At that, the conductor entered the dining car, came half way to the table and said somewhat conspiratorially, I thought, “We’re here.” My acquaintance stood up, left a large bill on the table, gathered his coat and small canvas traveling bag, shook my hand graciously, and left the car. The Soplon Express slowed, shuddered almost to a stop, then immediately glided forward again, accelerating, as smooth as the smoothest European technology.

From the window next to the table, on the left side of the train, I saw him descending on a path toward a village with an onion dome church, some distance below the level of the rail bed, still un-touched by the sun. On the trail, climbing toward him, I saw a lovely poised woman reach both hands out to him, then hold him in her arms. Two children held his legs, one on each side. And while the angle of my view still made it possible, and by learning forward and pressing my head against the far edge of the window, I saw him turn and wave at me, with the same cordiality he had offered me when I entered the dining car, in that cold dark period of night before dawn.”

I turned off the light and closed the diary. In the grey light outside beyond my window, I could see Edwin standing motionless in his pajamas, barefoot, where it must have been quite cold, staring at something he appeared to be seeing. Each time that day, when he drifted by, he stopped and turned toward me and raised his bushy white eyebrows, as if asking a question. And each time I nodded my head and said, “Yes, I think I understand. Yes, I think I know why.”

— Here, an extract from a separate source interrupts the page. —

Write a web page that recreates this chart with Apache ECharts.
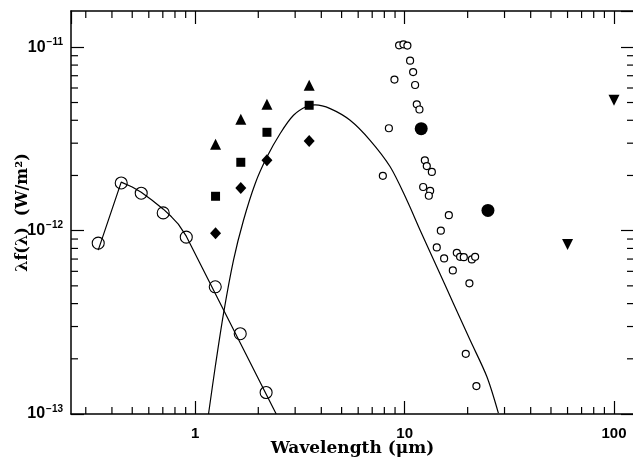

A week later, he lay down and died, out on the lawn, in the same spot, in the cold of the early morning. They closed his eyes, but it took some time before they could make him lower his brows. For a while, I thought they had been raised for my benefit. But as the years have gone by, I have come to think that, in the moment, his brows might have been asking a different question, one directed toward himself, or perhaps toward someone he had loved, and still loved – first during his life, then right on into that long period when he no longer existed, but had not yet stopped living.